Voting or Consensus? Decision-Making in Multi-Agent Debate
Lars Benedikt Kaesberg, Jonas Becker, Jan Philip Wahle, Terry Ruas, Bela Gipp
TL;DR
This work provides a systematic, controlled comparison of seven decision protocols (three consensus and four voting) in multi-agent debates, using fixed discussion parameters to isolate protocol effects. It finds clear task-dependent advantages: consensus excels on knowledge-based tasks, while voting benefits reasoning tasks, with significant improvements over a single-model baseline. To boost answer diversity and performance, it introduces All-Agents Drafting (AAD) and Collective Improvement (CI), achieving up to 7.4% gains, and shows a strong link between diversity and accuracy. The study underscores the importance of decision-making strategies for robust multi-agent reasoning, discusses computational trade-offs, and offers practical guidance for applying these protocols in real-world, high-stakes domains.
Abstract
Much of the success of multi-agent debates depends on carefully choosing the right parameters. The decision-making protocol stands out as it can highly impact final model answers, depending on how decisions are reached. Systematic comparison of decision protocols is difficult because many studies alter multiple discussion parameters beyond the protocol. So far, it has been largely unknown how decision-making influences different tasks.
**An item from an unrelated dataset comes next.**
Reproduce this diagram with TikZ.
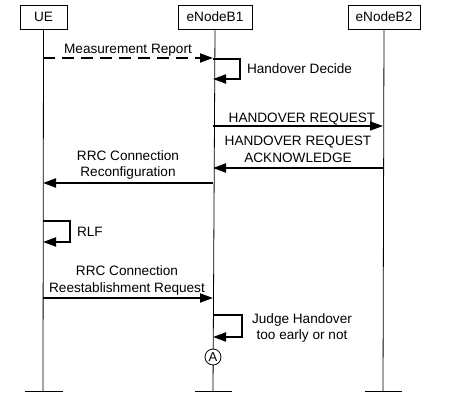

This work systematically evaluates the impact of seven decision protocols (e.g., majority voting, unanimity consensus). We change only one variable at a time - the decision protocol - to analyze how different methods affect the collaboration between agents and measure differences in knowledge and reasoning tasks. Our results show that voting protocols improve performance by 13.2% in reasoning tasks and consensus protocols by 2.8% in knowledge tasks compared to other decision protocols. Increasing the number of agents improves performance, while more discussion rounds before voting reduce it. To improve decision-making by increasing answer diversity, we propose two new methods, All-Agents Drafting (AAD) and Collective Improvement (CI). Our methods improve task performance by up to 3.3% with AAD and up to 7.4% with CI. This work demonstrates the importance of decision-making in multi-agent debates beyond scaling.